We received some stellar entries but our favourites were from Caroline O’Reilly:

“I know we promised to get rid of ministerial cars, but this is ridiculous!”

and from Sharrow:

“Right you go first, that way if I have a bit of a wobble they won’t notice.”

  • Students at Harvard walked out of an economic class to join the Occupy movements that are sweeping the world. In our poll today, we asked are these anti-capitalist protests a good thing?
  • Jerry Springer has come to town, bringing with him a strange array of guests…and controversy. The operatic version of his television show is being performed at the Grand Canal Theatre and its star Simon Delaney took a few minutes to talk to today.
  • TG4 has launched a new Irish language application and thanks to our reader Liam, we now know that ‘app’ as Gaeilge is feidhmchlár.
  • A new Irish character has been introduced to the American television programme Glee. In his first episode he is mistaken for a leprechaun, wears only green and says things like “pot o’ gold”. Seriously.
  • President Mary McAleese gave President-elect Michael D Higgins and his family a tour of the Áras today ahead of his inauguration next week. In preparation for that ceremony, the Irish Defence Forces has informed us that it will be practising its 21 Gun Salute in Dublin tomorrow.
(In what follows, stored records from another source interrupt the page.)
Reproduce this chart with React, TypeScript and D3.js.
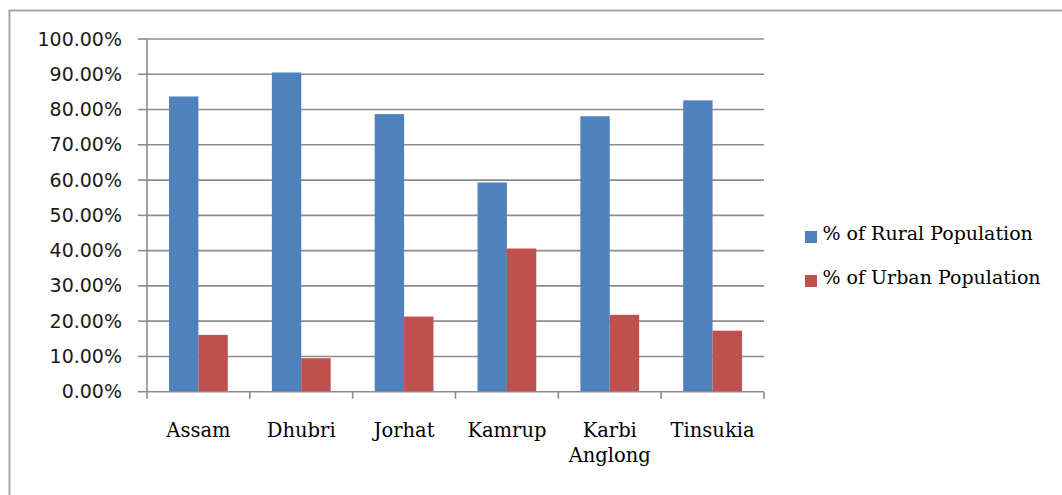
import React from "react";
import * as d3 from "d3";

const categories: string[][] = [["Assam"], ["Dhubri"], ["Jorhat"], ["Kamrup"], ["Karbi", "Anglong"], ["Tinsukia"]];
const seriesNames = ["% of Rural Population", "% of Urban Population"];
const ruralValues = [0.837, 0.905, 0.787, 0.593, 0.781, 0.826];
const urbanValues = [0.161, 0.095, 0.213, 0.406, 0.218, 0.173];
const yTicks = [0, 0.1, 0.2, 0.3, 0.4, 0.5, 0.6, 0.7, 0.8, 0.9, 1.0];
const colors = ["#4F81BD", "#C0504D"];

export default function App() {
  const W = 1062, H = 495;
  const left = 147, right = 764, top = 39, bottom = 391.7;
  const keys = categories.map((c) => c.join(" "));
  const x = d3.scaleBand<string>().domain(keys).range([left, right]).paddingInner(0).paddingOuter(0);
  const xs = d3.scaleBand<string>().domain(seriesNames).range([0, x.bandwidth()]).paddingInner(0).paddingOuter(0.75);
  const y = d3.scaleLinear().domain([0, 1]).range([bottom, top]);
  const fmt = d3.format(".2%");
  const seriesValues = [ruralValues, urbanValues];
  const axisColor = "#8c8c8c";

  return (
    <svg width={W} height={H} style={{ position: "absolute", left: 0, top: 0, background: "#fff" }}>
      <rect x={9.5} y={10.5} width={W + 20} height={H + 20} fill="#fff" stroke="#a6a6a6" strokeWidth={2} />
      {yTicks.map((t) => (
        <g key={t}>
          {t > 0 && <line x1={left} x2={right} y1={y(t)} y2={y(t)} stroke={axisColor} strokeWidth={1.6} />}
          <line x1={left - 9} x2={left} y1={y(t)} y2={y(t)} stroke={axisColor} strokeWidth={1.6} />
          <text x={122} y={y(t) + 6.5} textAnchor="end" fontFamily="DejaVu Sans" fontSize={19} fill="#1a1a1a">
            {fmt(t)}
          </text>
        </g>
      ))}
      {seriesValues.map((vals, si) =>
        vals.map((v, i) => (
          <rect
            key={`${si}-${i}`}
            x={(x(keys[i]) as number) + (xs(seriesNames[si]) as number)}
            y={y(v)}
            width={xs.bandwidth()}
            height={bottom - y(v)}
            fill={colors[si]}
          />
        ))
      )}
      <line x1={left} x2={left} y1={top} y2={bottom} stroke={axisColor} strokeWidth={1.6} />
      <line x1={left} x2={right} y1={bottom} y2={bottom} stroke={axisColor} strokeWidth={1.6} />
      {keys.concat([""]).map((k, i) => {
        const xp = left + i * x.step();
        return <line key={i} x1={xp} x2={xp} y1={bottom} y2={bottom + 7} stroke={axisColor} strokeWidth={1.6} />;
      })}
      {categories.map((lines, i) => (
        <text
          key={keys[i]}
          x={(x(keys[i]) as number) + x.bandwidth() / 2}
          y={436.7}
          textAnchor="middle"
          fontFamily="DejaVu Serif"
          fontSize={19.5}
          fill="#000"
        >
          {lines.map((l, j) => (
            <tspan key={j} x={(x(keys[i]) as number) + x.bandwidth() / 2} dy={j === 0 ? 0 : 25.5}>
              {l}
            </tspan>
          ))}
        </text>
      ))}
      {seriesNames.map((s, si) => (
        <g key={s}>
          <rect x={805} y={231 + si * 44} width={12} height={12} fill={colors[si]} />
          <text x={822.5} y={240 + si * 44} fontFamily="DejaVu Serif" fontSize={19} fill="#000">
            {s}
          </text>
        </g>
      ))}
    </svg>
  );
}
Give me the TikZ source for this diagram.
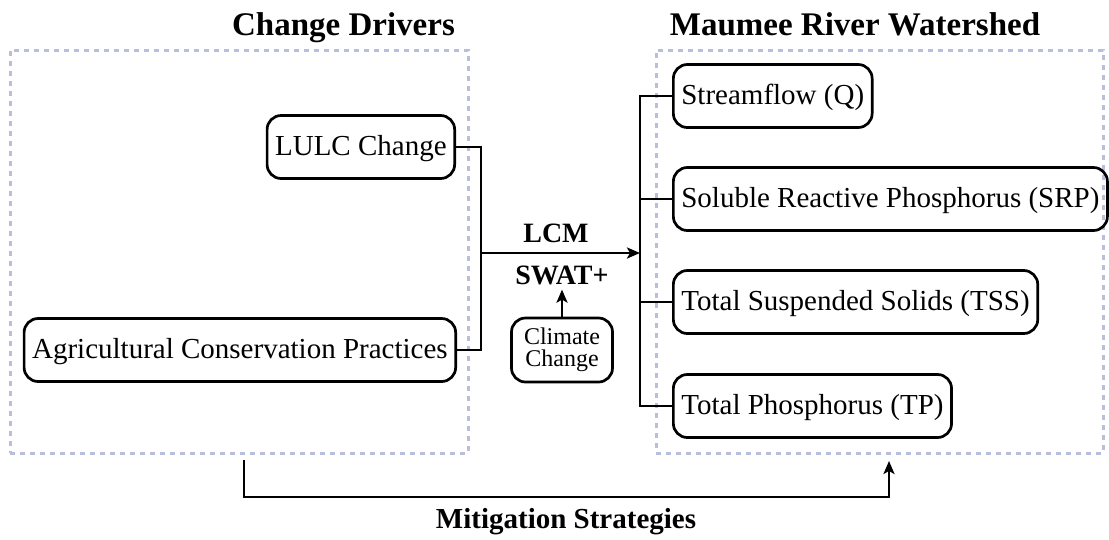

So if you hear shots, don’t worry, the noises are from blank ammunition which pose no danger to the public.
  • Finance Minister Michael Noonan has come under pressure for allowing the payout of a €700 million Anglo Irish Bank unsecured bond to go ahead. At a press conference today, the minister was photographed in this unfortunate position as he was counting (using his fingers) – but maybe it is him showing us what he really wants to say to those bondholders.